> _Work instructions_
Exclude images, then output the remaining data verbatim.

> _Collected material_
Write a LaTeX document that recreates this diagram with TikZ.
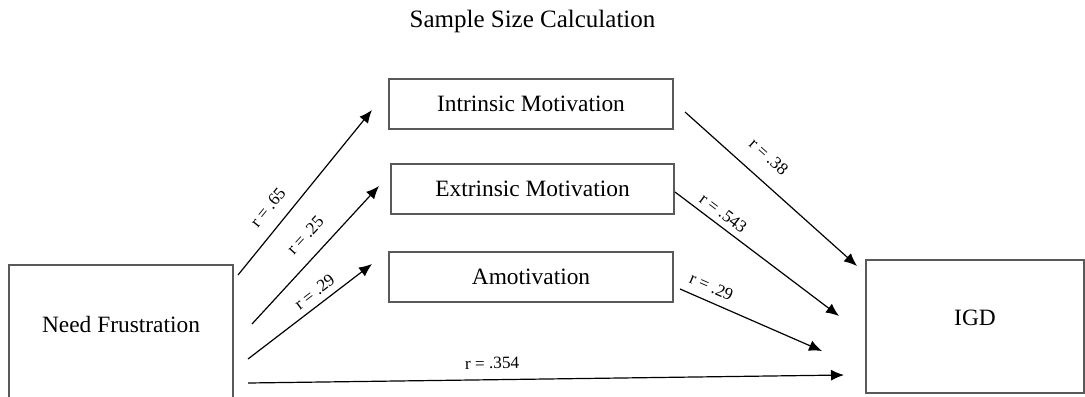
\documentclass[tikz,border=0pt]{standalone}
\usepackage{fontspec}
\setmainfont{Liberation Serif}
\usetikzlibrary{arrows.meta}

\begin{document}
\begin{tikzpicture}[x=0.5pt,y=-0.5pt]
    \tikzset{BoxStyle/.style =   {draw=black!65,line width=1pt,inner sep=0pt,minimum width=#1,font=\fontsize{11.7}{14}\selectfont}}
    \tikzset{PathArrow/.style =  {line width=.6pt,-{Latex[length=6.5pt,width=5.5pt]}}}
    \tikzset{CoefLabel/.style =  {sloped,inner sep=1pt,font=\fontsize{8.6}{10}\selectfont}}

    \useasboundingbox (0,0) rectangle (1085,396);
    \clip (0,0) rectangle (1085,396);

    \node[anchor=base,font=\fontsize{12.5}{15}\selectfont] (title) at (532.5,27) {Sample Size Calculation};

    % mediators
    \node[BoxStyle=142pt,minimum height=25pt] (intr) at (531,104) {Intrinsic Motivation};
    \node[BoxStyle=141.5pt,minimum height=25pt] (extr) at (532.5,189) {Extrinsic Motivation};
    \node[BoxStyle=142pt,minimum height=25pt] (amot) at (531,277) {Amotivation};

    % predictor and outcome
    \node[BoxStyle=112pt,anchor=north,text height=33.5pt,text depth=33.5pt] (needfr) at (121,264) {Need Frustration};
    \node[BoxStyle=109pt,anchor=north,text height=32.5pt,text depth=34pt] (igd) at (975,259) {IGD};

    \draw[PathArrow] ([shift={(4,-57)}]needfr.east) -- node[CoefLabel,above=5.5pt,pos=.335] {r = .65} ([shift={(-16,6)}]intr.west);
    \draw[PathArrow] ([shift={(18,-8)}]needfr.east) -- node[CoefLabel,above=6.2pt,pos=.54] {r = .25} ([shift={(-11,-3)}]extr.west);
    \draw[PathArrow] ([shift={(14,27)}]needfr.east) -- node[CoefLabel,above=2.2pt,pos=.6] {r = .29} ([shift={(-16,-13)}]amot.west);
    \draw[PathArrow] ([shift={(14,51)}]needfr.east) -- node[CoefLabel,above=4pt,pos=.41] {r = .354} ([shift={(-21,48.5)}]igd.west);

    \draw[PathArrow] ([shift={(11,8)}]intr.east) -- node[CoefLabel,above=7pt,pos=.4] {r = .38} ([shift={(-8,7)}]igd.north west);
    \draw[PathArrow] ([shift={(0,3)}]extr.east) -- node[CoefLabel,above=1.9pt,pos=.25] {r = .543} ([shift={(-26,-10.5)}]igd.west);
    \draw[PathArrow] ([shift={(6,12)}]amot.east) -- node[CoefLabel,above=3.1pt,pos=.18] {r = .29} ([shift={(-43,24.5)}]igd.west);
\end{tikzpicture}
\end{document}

> _Complete response_
Write a LaTeX document that recreates this diagram with TikZ.
\documentclass[tikz,border=0pt]{standalone}
\usepackage{fontspec}
\setmainfont{Liberation Serif}
\usetikzlibrary{arrows.meta}

\begin{document}
\begin{tikzpicture}[x=0.5pt,y=-0.5pt]
    \tikzset{BoxStyle/.style =   {draw=black!65,line width=1pt,inner sep=0pt,minimum width=#1,font=\fontsize{11.7}{14}\selectfont}}
    \tikzset{PathArrow/.style =  {line width=.6pt,-{Latex[length=6.5pt,width=5.5pt]}}}
    \tikzset{CoefLabel/.style =  {sloped,inner sep=1pt,font=\fontsize{8.6}{10}\selectfont}}

    \useasboundingbox (0,0) rectangle (1085,396);
    \clip (0,0) rectangle (1085,396);

    \node[anchor=base,font=\fontsize{12.5}{15}\selectfont] (title) at (532.5,27) {Sample Size Calculation};

    % mediators
    \node[BoxStyle=142pt,minimum height=25pt] (intr) at (531,104) {Intrinsic Motivation};
    \node[BoxStyle=141.5pt,minimum height=25pt] (extr) at (532.5,189) {Extrinsic Motivation};
    \node[BoxStyle=142pt,minimum height=25pt] (amot) at (531,277) {Amotivation};

    % predictor and outcome
    \node[BoxStyle=112pt,anchor=north,text height=33.5pt,text depth=33.5pt] (needfr) at (121,264) {Need Frustration};
    \node[BoxStyle=109pt,anchor=north,text height=32.5pt,text depth=34pt] (igd) at (975,259) {IGD};

    \draw[PathArrow] ([shift={(4,-57)}]needfr.east) -- node[CoefLabel,above=5.5pt,pos=.335] {r = .65} ([shift={(-16,6)}]intr.west);
    \draw[PathArrow] ([shift={(18,-8)}]needfr.east) -- node[CoefLabel,above=6.2pt,pos=.54] {r = .25} ([shift={(-11,-3)}]extr.west);
    \draw[PathArrow] ([shift={(14,27)}]needfr.east) -- node[CoefLabel,above=2.2pt,pos=.6] {r = .29} ([shift={(-16,-13)}]amot.west);
    \draw[PathArrow] ([shift={(14,51)}]needfr.east) -- node[CoefLabel,above=4pt,pos=.41] {r = .354} ([shift={(-21,48.5)}]igd.west);

    \draw[PathArrow] ([shift={(11,8)}]intr.east) -- node[CoefLabel,above=7pt,pos=.4] {r = .38} ([shift={(-8,7)}]igd.north west);
    \draw[PathArrow] ([shift={(0,3)}]extr.east) -- node[CoefLabel,above=1.9pt,pos=.25] {r = .543} ([shift={(-26,-10.5)}]igd.west);
    \draw[PathArrow] ([shift={(6,12)}]amot.east) -- node[CoefLabel,above=3.1pt,pos=.18] {r = .29} ([shift={(-43,24.5)}]igd.west);
\end{tikzpicture}
\end{document}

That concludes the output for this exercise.